In 2012, 40% of our energy was sourced from burning coal, which is one of the dirtiest fossil fuels and has significantly high greenhouse gas emissions. However, the UK’s use of coal has decreased significantly over the years, as we moved towards the use of natural gas, and in 2015, the last oil-fired power station closed.
Over the years we can see that the way in which the UK has generated its power has changed. In 1991, renewable energy only attested for 2% of our electricity, with most of our energy coming from fossil fuels. However, in 2020, renewable sources of energy supplied reached 43% of the UK’s electricity and in 2021, 26.1% of the UK’s total electricity generation came from wind power, 1.8% came from solar energy, 2.1% came from hydropower and 12.7% came from bioenergy.
According to the National Grid, in 2020, the UK experienced a period of time without power generated from coal. This period ran for 68 days between the 10th April and the 16th June due to the increase in the generation of renewable energy sources.
The government have plans to further increase the use of renewable energy sources and are putting major plans into increasing wind power. By 2030, the UK Government hopes that the generation of wind power will produce between 40-50GW of electricity, this is a significant increase from the 10-11GW that is produced now. In May 2022, 19.9GW of electricity was generated from wind power, the highest amount of energy ever recorded for wind power generation.
There are also plans in Government to utilise nuclear power, and by the end of the 2020s the UK will have increased its use of this energy source, which will cause a shift in the UK’s energy mix.

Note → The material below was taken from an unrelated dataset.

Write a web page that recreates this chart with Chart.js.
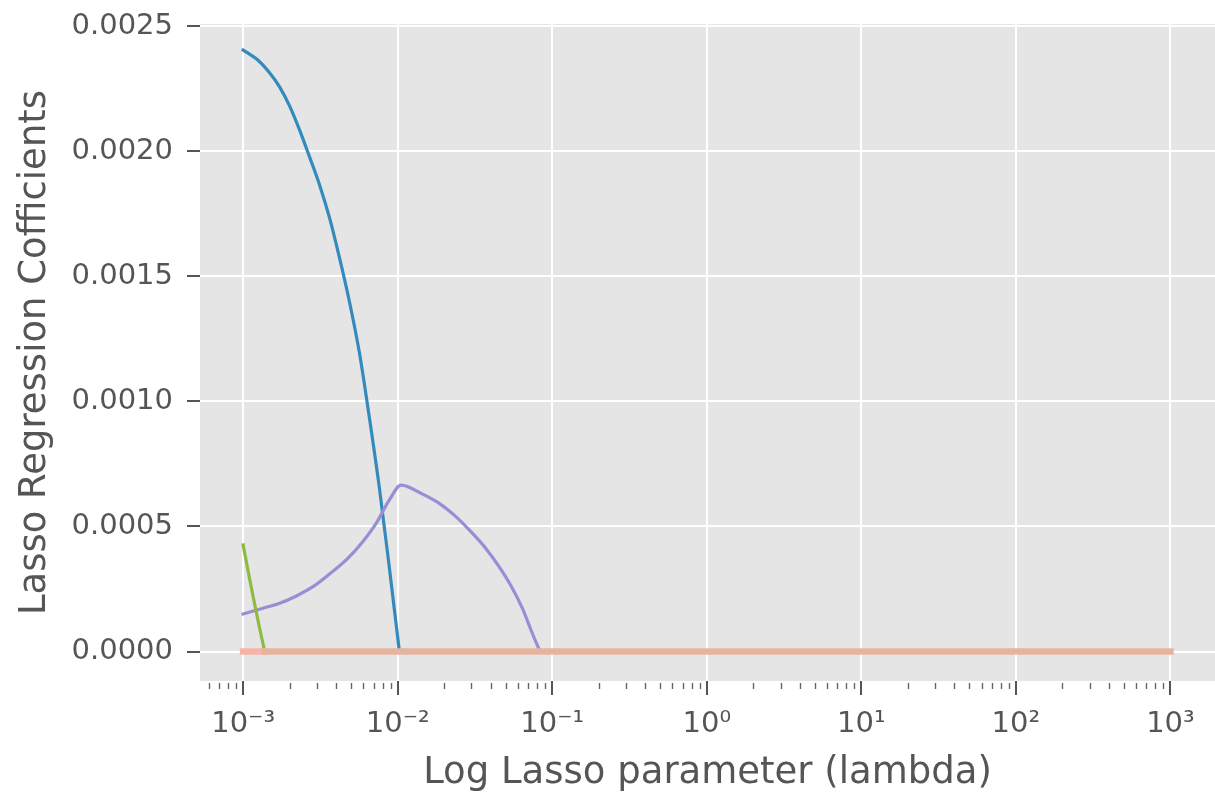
<!DOCTYPE html>
<html>
<head>
<meta charset="utf-8">
<script src="https://cdn.jsdelivr.net/npm/chart.js@4.4.1/dist/chart.umd.min.js"></script>
<style>
  html, body { margin: 0; padding: 0; background: #fff; }
</style>
</head>
<body>
<canvas id="lassoChart" width="1215" height="799"></canvas>
<script>
// axis ticks
const xTickValues = [1e-3, 1e-2, 1e-1, 1, 10, 100, 1000];
const xTickLabels = ['10⁻³', '10⁻²', '10⁻¹', '10⁰', '10¹', '10²', '10³'];
const minorSteps = [2, 3, 4, 5, 6, 7, 8, 9];
const yTickValues = [0, 0.0005, 0.001, 0.0015, 0.002, 0.0025];

// coefficient paths
const blueLambda = [0.001, 0.001244, 0.001487, 0.001725, 0.002001, 0.002321, 0.002693, 0.003124,
  0.003625, 0.004205, 0.004879, 0.00566, 0.006567, 0.007618, 0.00884, 0.010257];
const blueCoef = [0.002404, 0.002364, 0.002312, 0.002256, 0.00218, 0.002084, 0.001976, 0.001865,
  0.001733, 0.001573, 0.001397, 0.001193, 0.000933, 0.000653, 0.000334, 0];

const purpleLambda = [0.001, 0.001346, 0.001725, 0.002211, 0.002829, 0.003625, 0.004646, 0.005943,
  0.007255, 0.00884, 0.010517, 0.014502, 0.018578, 0.023806, 0.02902, 0.037181, 0.045303,
  0.055191, 0.064048, 0.074302, 0.083283];
const purpleCoef = [0.00015, 0.000173, 0.000193, 0.000222, 0.000259, 0.00031, 0.000366, 0.000439,
  0.000512, 0.000606, 0.000665, 0.000629, 0.000592, 0.000539, 0.000486, 0.000412, 0.000339,
  0.000253, 0.000173, 0.000073, 0];

const greenLambda = [0.001, 0.001105, 0.00122, 0.001314, 0.00138];
const greenCoef = [0.000426, 0.000286, 0.000153, 0.000059, 0];

const zeroLambda = [0.001, 0.00138, 1000];
const zeroCoef = [0, 0, 0];

function toPoints(xs, ys) {
  return xs.map((x, i) => ({ x, y: ys[i] }));
}

function buildXTicks() {
  const ticks = [];
  for (let e = -4; e <= 3; e++) {
    ticks.push({ value: Math.pow(10, e), major: true });
    minorSteps.forEach(m => ticks.push({ value: m * Math.pow(10, e), major: false }));
  }
  return ticks;
}

const plotBackground = {
  id: 'plotBackground',
  beforeDraw(chart) {
    const { ctx, chartArea } = chart;
    ctx.save();
    ctx.fillStyle = '#E5E5E5';
    ctx.fillRect(chartArea.left, chartArea.top, chartArea.right - chartArea.left, chartArea.bottom - chartArea.top);
    ctx.restore();
  }
};

const minorTicks = {
  id: 'minorTicks',
  afterDraw(chart) {
    const { ctx, chartArea } = chart;
    const xScale = chart.scales.x;
    ctx.save();
    ctx.strokeStyle = '#666';
    ctx.lineWidth = 1.4;
    xScale.ticks.forEach(t => {
      if (t.major) return;
      const px = Math.round(xScale.getPixelForValue(t.value)) + 0.5;
      ctx.beginPath();
      ctx.moveTo(px, chartArea.bottom + 2);
      ctx.lineTo(px, chartArea.bottom + 8);
      ctx.stroke();
    });
    ctx.restore();
  }
};

const fontFamily = "'DejaVu Sans', sans-serif";
const textColor = '#555555';

new Chart(document.getElementById('lassoChart'), {
  type: 'scatter',
  data: {
    datasets: [
      {
        label: 'zero',
        data: toPoints(zeroLambda, zeroCoef),
        showLine: true,
        borderWidth: 6.5,
        borderColor: '#E6B49E',
        segment: {
          borderColor: ctx => ctx.p1.parsed.x <= greenLambda[greenLambda.length - 1] ? '#F7B3A7' : '#E6B49E'
        },
        borderCapStyle: 'square',
        pointRadius: 0,
        order: 0
      },
      {
        label: 'green',
        data: toPoints(greenLambda, greenCoef),
        showLine: true,
        borderWidth: 3.2,
        borderColor: '#8EBA42',
        borderCapStyle: 'square',
        pointRadius: 0,
        order: 1
      },
      {
        label: 'purple',
        data: toPoints(purpleLambda, purpleCoef),
        showLine: true,
        borderWidth: 3.2,
        borderColor: '#988ED5',
        cubicInterpolationMode: 'monotone',
        borderCapStyle: 'square',
        pointRadius: 0,
        order: 2
      },
      {
        label: 'blue',
        data: toPoints(blueLambda, blueCoef),
        showLine: true,
        borderWidth: 3.2,
        borderColor: '#348ABD',
        cubicInterpolationMode: 'monotone',
        borderCapStyle: 'square',
        pointRadius: 0,
        order: 3
      }
    ]
  },
  options: {
    responsive: false,
    animation: false,
    devicePixelRatio: 1,
    layout: { padding: { top: 24, right: 0, bottom: 0, left: 0 } },
    plugins: {
      legend: { display: false },
      tooltip: { enabled: false }
    },
    scales: {
      x: {
        type: 'logarithmic',
        min: 0.000526,
        max: 1943,
        afterBuildTicks: scale => { scale.ticks = buildXTicks().filter(t => t.value >= scale.min && t.value <= scale.max); },
        afterFit: scale => { scale.height = 118; scale.paddingLeft = 0; scale.paddingRight = 0; },
        border: { display: false },
        grid: {
          color: ctx => (ctx.tick && ctx.tick.major) ? '#FFFFFF' : 'rgba(0,0,0,0)',
          lineWidth: 2,
          tickLength: 14,
          tickWidth: 2,
          tickColor: ctx => (ctx.tick && ctx.tick.major) ? textColor : 'rgba(0,0,0,0)'
        },
        ticks: {
          autoSkip: false,
          maxRotation: 0,
          padding: 12,
          color: textColor,
          font: { family: fontFamily, size: 29 },
          callback: value => {
            const i = xTickValues.findIndex(v => Math.abs(Math.log10(v) - Math.log10(value)) < 1e-6);
            return i >= 0 ? xTickLabels[i] : '';
          }
        },
        title: {
          display: true,
          text: 'Log Lasso parameter (lambda)',
          color: textColor,
          font: { family: fontFamily, size: 37 },
          padding: { top: 0, bottom: 3 }
        }
      },
      y: {
        type: 'linear',
        min: -0.0001179,
        max: 0.002508,
        afterBuildTicks: scale => { scale.ticks = yTickValues.map(v => ({ value: v })); },
        afterFit: scale => { scale.width = 200; scale.paddingTop = 0; scale.paddingBottom = 0; },
        border: { display: false },
        grid: {
          color: '#FFFFFF',
          lineWidth: 2,
          tickLength: 13,
          tickWidth: 2,
          tickColor: textColor
        },
        ticks: {
          padding: 14,
          color: textColor,
          font: { family: fontFamily, size: 29 },
          callback: value => value.toFixed(4)
        },
        title: {
          display: true,
          text: 'Lasso Regression Cofficients',
          color: textColor,
          font: { family: fontFamily, size: 37 },
          padding: { top: 13, bottom: 0 }
        }
      }
    }
  },
  plugins: [plotBackground, minorTicks]
});
</script>
</body>
</html>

Nuclear energy has already been supplying low carbon energy to the UK for over 60 years and has been continuously delivering the ‘base load’ of electricity to the UK.
The UK’s Department of Energy and Climate Change has predicted that by 2030, 40% of our overall electricity generation will come from renewable sources. If we continue to look towards renewable and low carbon sources, the UK will have a greater chance of reaching its target in 2035.